**WHAT YOU HAVE TO DO:**
Everything from the line with "Emit a Python" down to the line with "from bokeh.resources import INLINE" below must be printed exactly, those two lines included. Exclude pictures.

**DATA LINES:**
-=-=-=-=-

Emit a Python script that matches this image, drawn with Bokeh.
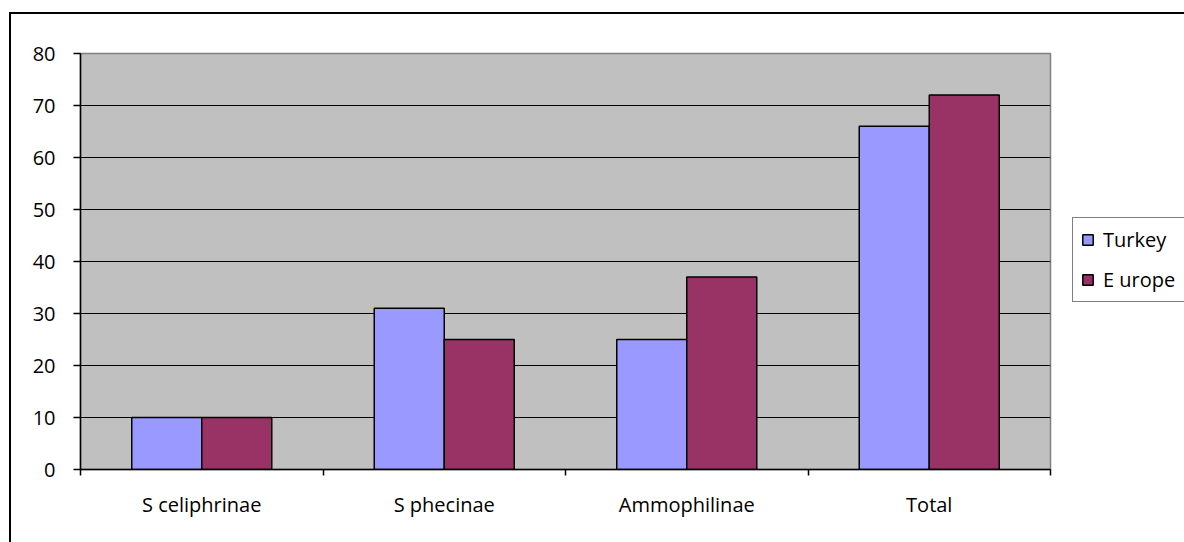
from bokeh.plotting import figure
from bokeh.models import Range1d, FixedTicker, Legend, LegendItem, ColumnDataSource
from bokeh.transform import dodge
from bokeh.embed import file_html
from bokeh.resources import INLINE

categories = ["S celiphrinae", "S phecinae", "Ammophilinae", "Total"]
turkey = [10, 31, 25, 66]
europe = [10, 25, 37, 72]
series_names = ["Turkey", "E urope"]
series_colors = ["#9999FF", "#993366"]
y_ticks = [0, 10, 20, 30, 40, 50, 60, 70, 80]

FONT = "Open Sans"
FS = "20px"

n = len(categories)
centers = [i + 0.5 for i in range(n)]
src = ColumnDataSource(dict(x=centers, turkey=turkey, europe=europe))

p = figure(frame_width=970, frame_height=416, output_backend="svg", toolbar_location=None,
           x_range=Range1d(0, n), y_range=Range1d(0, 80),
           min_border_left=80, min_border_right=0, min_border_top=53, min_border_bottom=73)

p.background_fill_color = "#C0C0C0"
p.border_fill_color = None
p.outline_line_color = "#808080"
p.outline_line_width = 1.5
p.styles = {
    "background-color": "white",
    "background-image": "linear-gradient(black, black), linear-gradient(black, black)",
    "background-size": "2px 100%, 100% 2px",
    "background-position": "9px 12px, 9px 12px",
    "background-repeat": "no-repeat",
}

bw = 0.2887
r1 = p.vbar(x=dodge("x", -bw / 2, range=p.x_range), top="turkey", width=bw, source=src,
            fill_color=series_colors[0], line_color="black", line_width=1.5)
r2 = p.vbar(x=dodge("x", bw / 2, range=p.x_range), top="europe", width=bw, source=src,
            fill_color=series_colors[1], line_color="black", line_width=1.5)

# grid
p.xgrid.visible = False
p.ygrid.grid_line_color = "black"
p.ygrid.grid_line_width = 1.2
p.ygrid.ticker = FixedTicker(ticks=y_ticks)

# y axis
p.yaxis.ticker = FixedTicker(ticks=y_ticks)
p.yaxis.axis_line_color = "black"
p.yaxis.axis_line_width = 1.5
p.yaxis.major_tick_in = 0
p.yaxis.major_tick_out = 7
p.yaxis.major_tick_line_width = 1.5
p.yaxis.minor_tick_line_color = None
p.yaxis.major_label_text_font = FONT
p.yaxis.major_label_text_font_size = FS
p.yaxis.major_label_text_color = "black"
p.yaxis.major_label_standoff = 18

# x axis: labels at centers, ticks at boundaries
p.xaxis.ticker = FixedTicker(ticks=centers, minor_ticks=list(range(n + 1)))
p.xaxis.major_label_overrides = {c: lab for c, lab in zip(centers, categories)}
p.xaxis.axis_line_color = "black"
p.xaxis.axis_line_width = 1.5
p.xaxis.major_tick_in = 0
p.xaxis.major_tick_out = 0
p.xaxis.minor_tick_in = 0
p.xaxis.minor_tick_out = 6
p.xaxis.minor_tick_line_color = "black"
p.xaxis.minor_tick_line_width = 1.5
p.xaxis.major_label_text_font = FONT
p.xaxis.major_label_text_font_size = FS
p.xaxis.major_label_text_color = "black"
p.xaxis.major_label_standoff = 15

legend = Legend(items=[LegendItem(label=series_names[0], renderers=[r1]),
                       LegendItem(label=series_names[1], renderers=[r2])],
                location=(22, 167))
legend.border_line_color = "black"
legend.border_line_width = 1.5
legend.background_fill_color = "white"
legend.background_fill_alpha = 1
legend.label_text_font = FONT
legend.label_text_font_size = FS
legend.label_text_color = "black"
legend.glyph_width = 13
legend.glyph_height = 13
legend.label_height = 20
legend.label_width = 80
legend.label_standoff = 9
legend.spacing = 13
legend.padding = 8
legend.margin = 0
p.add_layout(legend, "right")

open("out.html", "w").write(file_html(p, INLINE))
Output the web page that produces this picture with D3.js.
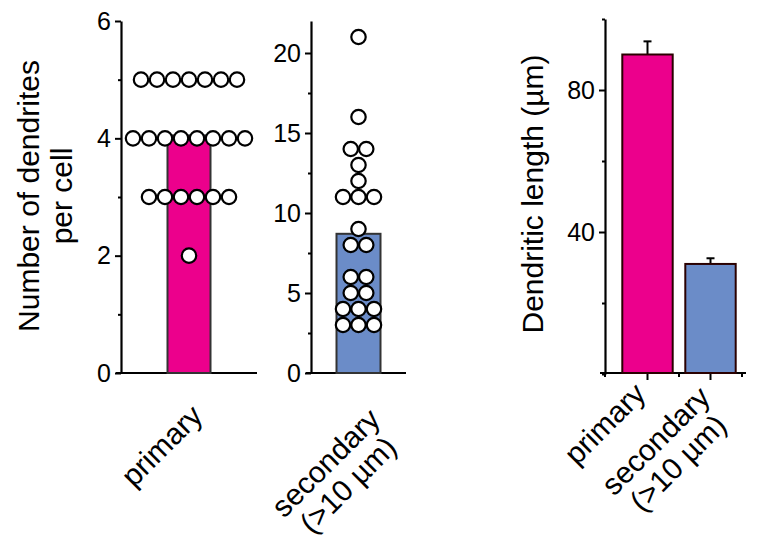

-=-=-=-=-

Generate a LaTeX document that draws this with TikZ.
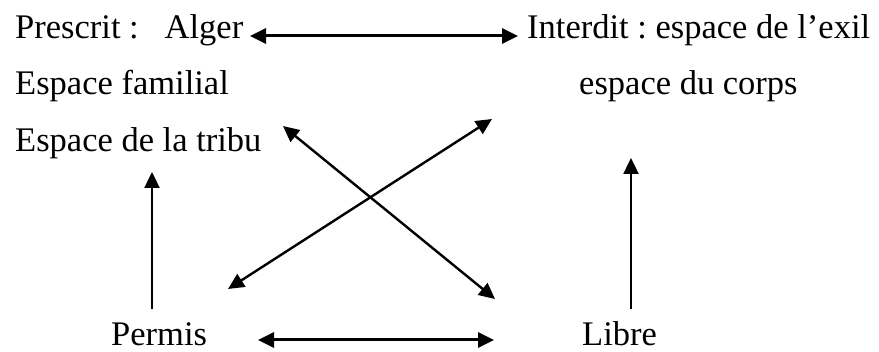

-=-=-=-=-

**TASK RESPONSE:**
Emit a Python script that matches this image, drawn with Bokeh.
from bokeh.plotting import figure
from bokeh.models import Range1d, FixedTicker, Legend, LegendItem, ColumnDataSource
from bokeh.transform import dodge
from bokeh.embed import file_html
from bokeh.resources import INLINE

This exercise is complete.